I only really miss the symphonic score even Tiny Toons was able to keep around.

The music videos don't force themselves has often once the show got started, only the first couple of clips seemed really out of place.

The Road Runner and Wile E. Coyote segments were really the weakest part of the show. They tried to capture the epic tone of the recent CGi Looney Tunes shorts Warner produced for a couple films these past few years. That is... without the same budget or talented team of artists behind. They're really bland. And boring. Thankfully, they got rid of those in Season 2!

And Lola was changed from the bland token "chick" into an actual funny goofball! She is finally "Looney" enough as the rest of the crew! She might come off as a bit stupid at first, but she now has an actual (exaggerated) personality to work out with the others.

Overall, it's awesome new show for the Looney Tunes!

After this past decade's awful Looney Tunes recent interpretations (Loonatics, etc.), it's great to finally have our beloved characters back... with a modern twist!

The show had some trouble finding its foot at first, but it quickly grew on me.

The characters design was a bit to radically different in season one, but they fine tuned that since then.

My only complaint is regarding the way Warner Bros released the series on home video. They really messed up the DVD releases. They started releasing Looney Tunes Show with individual volumes of 4 episodes each until releasing all the last 15 final episodes on one disc after that.
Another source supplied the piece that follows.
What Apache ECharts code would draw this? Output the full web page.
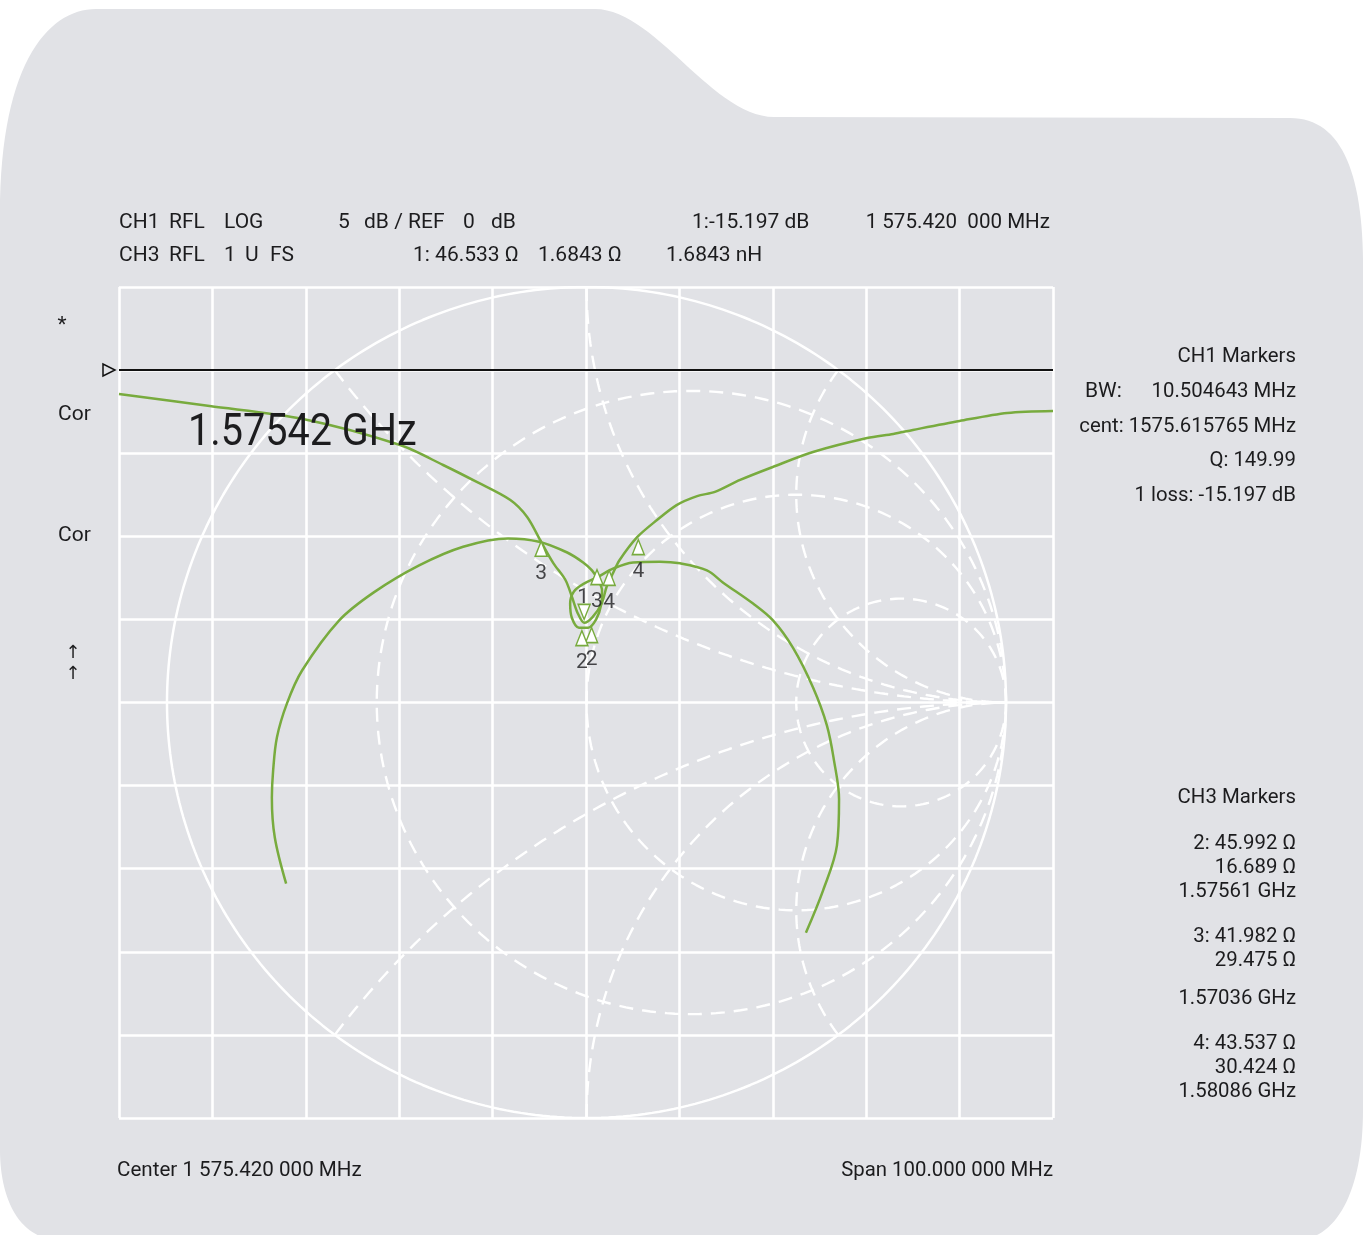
<!DOCTYPE html>
<html><head><meta charset="utf-8">
<script src="https://cdn.jsdelivr.net/npm/echarts@6/dist/echarts.min.js"></script>
<style>html,body{margin:0;padding:0;background:#ffffff}#c{width:1372px;height:1235px}</style>
</head><body><div id="c"></div>
<script>
// ---------- DATA ----------
// CH1 (log magnitude): frequency offset from centre 1575.42 MHz (span 100 MHz), value in dB
const ch1FreqOffsetMHz = [-50, -40.3, -30.3, -19.9, -15.3, -11.7, -8.1, -6.3, -4.8, -3.5, -2.2, -1.5, -0.9, -0.2, 0.7, 1.7, 2.2, 2.9, 3.6, 5.5, 7.6, 9.7, 11.9, 13.8, 16.5, 20.0, 24.3, 30.1, 32.9, 35.0, 40.0, 45.1, 50];
const ch1LogMagDb      = [-1.44, -2.16, -2.94, -4.51, -5.71, -6.73, -7.82, -8.84, -10.34, -11.61, -12.63, -13.65, -14.61, -15.2, -14.86, -14.01, -13.05, -12.21, -11.43, -10.04, -9.02, -8.12, -7.58, -7.33, -6.61, -5.83, -4.93, -4.09, -3.84, -3.60, -3.06, -2.58, -2.46];
const refLevelDb = 0;

// CH3 (Smith chart): reflection coefficient, real and imaginary parts
const ch3GammaRe = [-0.716, -0.743, -0.750, -0.747, -0.738, -0.714, -0.678, -0.590, -0.507, -0.399, -0.294, -0.187, -0.113, -0.046, -0.008, 0.013, 0.027, 0.037, 0.035, 0.023, 0.004, -0.018, -0.035, -0.039, -0.030, -0.006, 0.025, 0.063, 0.111, 0.175, 0.223, 0.287, 0.325, 0.397, 0.445, 0.492, 0.540, 0.573, 0.590, 0.602, 0.597, 0.564, 0.523];
const ch3GammaIm = [-0.436, -0.325, -0.229, -0.164, -0.084, -0.002, 0.077, 0.197, 0.265, 0.330, 0.375, 0.395, 0.387, 0.361, 0.337, 0.318, 0.296, 0.270, 0.236, 0.200, 0.180, 0.180, 0.204, 0.238, 0.267, 0.286, 0.301, 0.322, 0.337, 0.339, 0.335, 0.318, 0.289, 0.238, 0.197, 0.132, 0.036, -0.055, -0.140, -0.233, -0.344, -0.452, -0.554];

// Markers
const ch1MarkerNames = ['3', '4', '2'];
const ch1MarkerMHz   = [-4.8, 5.6, 0.6];
const ch1MarkerDb    = [-10.3, -10.2, -15.5];
const ch1DownMarkerNames = ['1'];
const ch1DownMarkerMHz   = [-0.2];
const ch1DownMarkerDb    = [-15.0];
const ch3MarkerNames = ['2', '3', '4'];
const ch3MarkerRe    = [-0.011, 0.025, 0.054];
const ch3MarkerIm    = [0.173, 0.320, 0.318];

// Smith chart constant-resistance / constant-reactance lines
const smithResistances = [1/3, 1, 3];
const smithReactances  = [0.5, 1, 2, -0.5, -1, -2];

// Texts
const headerRow1 = [['CH1',119],['RFL',169],['LOG',224],['5',338],['dB / REF',364],['0',463],['dB',491],['1:-15.197 dB',692]];
const headerRow1Right = '1 575.420  000 MHz';
const headerRow2 = [['CH3',119],['RFL',169],['1',224],['U',245],['FS',270],['1: 46.533 \u03A9',413],['1.6843 \u03A9',538],['1.6843 nH',666]];
const ch1Panel = [['CH1 Markers',355],['10.504643 MHz',390],['cent: 1575.615765 MHz',425],['Q: 149.99',459],['1 loss: -15.197 dB',494]];
const ch3Panel = [['CH3 Markers',796],['2: 45.992 \u03A9',842],['16.689 \u03A9',866],['1.57561 GHz',890],['3: 41.982 \u03A9',935],['29.475 \u03A9',959],['1.57036 GHz',997],['4: 43.537 \u03A9',1042],['30.424 \u03A9',1066],['1.58086 GHz',1090]];
const bigFreqLabel = '1.57542 GHz';
const centerLabel = 'Center 1 575.420 000 MHz';
const spanLabel = 'Span 100.000 000 MHz';

// ---------- STYLE ----------
const GREEN = '#78ab3e';
const INK = '#1c1c1e';
const PANEL = '#e1e2e6';
const FONT = 'Roboto, "DejaVu Sans", sans-serif';
const DASH = {color:'#ffffff', width:2.4, type:[14,9]};

function arc(cx, cy, r, a0, a1, n) {
  const pts = [];
  for (let i = 0; i <= n; i++) {
    const a = a0 + (a1 - a0) * i / n;
    pts.push([cx + r * Math.cos(a), cy + r * Math.sin(a)]);
  }
  return pts;
}
const smithSeries = [];
smithSeries.push({type:'line', xAxisIndex:1, yAxisIndex:1, silent:true, symbol:'none',
  data: arc(0,0,1,0,2*Math.PI,360), lineStyle:{color:'#ffffff', width:2.5}, z:1});
smithResistances.forEach(r => {
  smithSeries.push({type:'line', xAxisIndex:1, yAxisIndex:1, silent:true, symbol:'none',
    data: arc(r/(1+r), 0, 1/(1+r), 0, 2*Math.PI, 240), lineStyle:DASH, z:1});
});
smithReactances.forEach(x => {
  const ax = Math.abs(x);
  const px = (ax*ax-1)/(ax*ax+1), py = 2*ax/(ax*ax+1);
  let phi = Math.atan2(py - 1/ax, px - 1);
  if (phi < 0) phi += 2*Math.PI;
  let pts = arc(1, 1/ax, 1/ax, phi, 1.5*Math.PI, 160);
  if (x < 0) pts = pts.map(p => [p[0], -p[1]]);
  smithSeries.push({type:'line', xAxisIndex:1, yAxisIndex:1, silent:true, symbol:'none',
    data: pts, lineStyle:DASH, z:1});
});

// background panel outline (folder-tab shape), sampled from cubic segments
function panelOutline() {
  const segs = [
    ['L', [595, 9]],
    ['C', [655, 9], [712, 117], [774, 117]],
    ['L', [1290, 118]],
    ['C', [1340, 118], [1362, 170], [1363, 260]],
    ['L', [1363, 1110]],
    ['C', [1363, 1185], [1340, 1236], [1300, 1240]],
    ['L', [60, 1240]],
    ['C', [20, 1240], [0, 1200], [0, 1150]],
    ['L', [0, 200]],
    ['C', [3, 60], [50, 9], [96, 9]]
  ];
  const pts = [[96, 9]];
  let cur = [96, 9];
  segs.forEach(s => {
    if (s[0] === 'L') { pts.push(s[1]); cur = s[1]; }
    else {
      const p0 = cur, p1 = s[1], p2 = s[2], p3 = s[3];
      for (let i = 1; i <= 30; i++) {
        const t = i / 30, u = 1 - t;
        pts.push([u*u*u*p0[0] + 3*u*u*t*p1[0] + 3*u*t*t*p2[0] + t*t*t*p3[0],
                  u*u*u*p0[1] + 3*u*u*t*p1[1] + 3*u*t*t*p2[1] + t*t*t*p3[1]]);
      }
      cur = p3;
    }
  });
  return pts;
}

function txt(text, x, y, size, align, sx) {
  const el = {type:'text', x:x, y:y + 2, z:100, silent:true,
    style:{text:text, fill:INK, font: size + 'px ' + FONT, textAlign: align || 'left', textVerticalAlign:'middle'}};
  if (sx) { el.scaleX = sx; el.originX = 0; el.originY = 0; }
  return el;
}
const graphics = [];
graphics.push({type:'polygon', z:-100, silent:true, shape:{points:panelOutline()}, style:{fill:PANEL}});
headerRow1.forEach(t => graphics.push(txt(t[0], t[1], 221, 21)));
graphics.push(txt(headerRow1Right, 1050, 221, 21, 'right', 0.98));
headerRow2.forEach(t => graphics.push(txt(t[0], t[1], 254, 21)));
ch1Panel.forEach(t => graphics.push(txt(t[0], 1296, t[1], 21, 'right', 0.97)));
graphics.push(txt('BW:', 1085, 390, 21));
ch3Panel.forEach(t => graphics.push(txt(t[0], 1296, t[1], 21, 'right', 0.97)));
graphics.push(txt(centerLabel, 117, 1169, 21, 'left', 0.98));
graphics.push(txt(spanLabel, 1053, 1169, 21, 'right', 0.97));
graphics.push(txt('*', 62, 324, 21, 'center'));
graphics.push(txt('Cor', 58, 413, 21));
graphics.push(txt('Cor', 58, 534, 21));
graphics.push(txt('\u2191', 73, 651, 18, 'center'));
graphics.push(txt('\u2191', 73, 672, 18, 'center'));
graphics.push(txt(bigFreqLabel, 188, 432, 44, 'left', 0.9));
graphics.push({type:'polygon', z:50, silent:true, shape:{points:[[103,364],[103,376],[115,370]]},
  style:{fill:PANEL, stroke:'#111111', lineWidth:1.5}});

const splitStyle = {show:true, lineStyle:{color:'#ffffff', width:2.6}};
const option = {
  animation:false,
  backgroundColor:'#ffffff',
  graphic:{elements:graphics},
  grid:{left:119, top:287, width:934, height:831, containLabel:false},
  xAxis:[
    {type:'value', min:-50, max:50, interval:10, axisLine:{show:false}, axisTick:{show:false}, axisLabel:{show:false}, splitLine:splitStyle},
    {type:'value', min:-1.1144, max:1.1120, show:false, splitLine:{show:false}}
  ],
  yAxis:[
    {type:'value', min:-45, max:5, interval:5, axisLine:{show:false}, axisTick:{show:false}, axisLabel:{show:false}, splitLine:splitStyle},
    {type:'value', min:-1, max:1, show:false, splitLine:{show:false}}
  ],
  series: smithSeries.concat([
    {type:'line', name:'ref', symbol:'none', silent:true, z:3,
      data: [ch1FreqOffsetMHz[0], ch1FreqOffsetMHz[ch1FreqOffsetMHz.length-1]].map(f=>[f, refLevelDb]),
      lineStyle:{color:'#111111', width:2}},
    {type:'line', name:'CH1', symbol:'none', smooth:0.3, z:4,
      data: ch1FreqOffsetMHz.map((f,i)=>[f, ch1LogMagDb[i]]), lineStyle:{color:GREEN, width:2.5}},
    {type:'line', name:'CH3', xAxisIndex:1, yAxisIndex:1, symbol:'none', smooth:0.35, z:4,
      data: ch3GammaRe.map((g,i)=>[g, ch3GammaIm[i]]), lineStyle:{color:GREEN, width:2.5}},
    {type:'scatter', symbol:'triangle', symbolSize:[12,15], symbolOffset:[0,7.5], z:10,
      data: ch1MarkerMHz.map((f,i)=>[f, ch1MarkerDb[i]]), itemStyle:{color:'#ffffff', borderColor:GREEN, borderWidth:1.5, opacity:1}},
    {type:'scatter', symbol:'triangle', symbolRotate:180, symbolSize:[12,15], symbolOffset:[0,-7.5], z:10,
      data: ch1DownMarkerMHz.map((f,i)=>[f, ch1DownMarkerDb[i]]), itemStyle:{color:'#ffffff', borderColor:GREEN, borderWidth:1.5, opacity:1}},
    {type:'scatter', xAxisIndex:1, yAxisIndex:1, symbol:'triangle', symbolSize:[12,15], symbolOffset:[0,7.5], z:10,
      data: ch3MarkerRe.map((g,i)=>[g, ch3MarkerIm[i]]), itemStyle:{color:'#ffffff', borderColor:GREEN, borderWidth:1.5, opacity:1}},
    {type:'scatter', symbolSize:1, z:11, silent:true, itemStyle:{color:'rgba(0,0,0,0)'},
      data: ch1MarkerMHz.map((f,i)=>({name:ch1MarkerNames[i], value:[f, ch1MarkerDb[i]]})),
      label:{show:true, formatter:'{b}', position:'inside', offset:[0,32], color:INK, fontSize:21, fontFamily:FONT}},
    {type:'scatter', symbolSize:1, z:11, silent:true, itemStyle:{color:'rgba(0,0,0,0)'},
      data: ch1DownMarkerMHz.map((f,i)=>({name:ch1DownMarkerNames[i], value:[f, ch1DownMarkerDb[i]]})),
      label:{show:true, formatter:'{b}', position:'inside', offset:[-1,-22], color:INK, fontSize:21, fontFamily:FONT}},
    {type:'scatter', xAxisIndex:1, yAxisIndex:1, symbolSize:1, z:11, silent:true, itemStyle:{color:'rgba(0,0,0,0)'},
      data: ch3MarkerRe.map((g,i)=>({name:ch3MarkerNames[i], value:[g, ch3MarkerIm[i]]})),
      label:{show:true, formatter:'{b}', position:'inside', offset:[0,32], color:INK, fontSize:21, fontFamily:FONT}}
  ])
};
const chart = echarts.init(document.getElementById('c'), null, {renderer:'canvas'});
chart.setOption(option);
</script>
</body></html>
Then they re-released those first 15 episodes as "Part 1".. Sigh.. I really wish they'll start releasing full "complete season" sets with Season Two!

Anyways, highly recommended for fans of good comedy and/or cartoons!

I give it:
2.5 / 3 Felixes!


  1. Nice review dude. I wish this cartoon had more seasons. Also you misspelled "focus" on the 16th paragraph.

    1. Glad you liked it! ;)

      Yeah, I also miss the show. I truly believe it could have been even greater, had they been given more episodes to stretch out their ideas...

      I wish the next Looney Tunes iteration is at least as good as this... but I fear the worst honestly..

      Nice catch! Thanks, I'll fix it asap.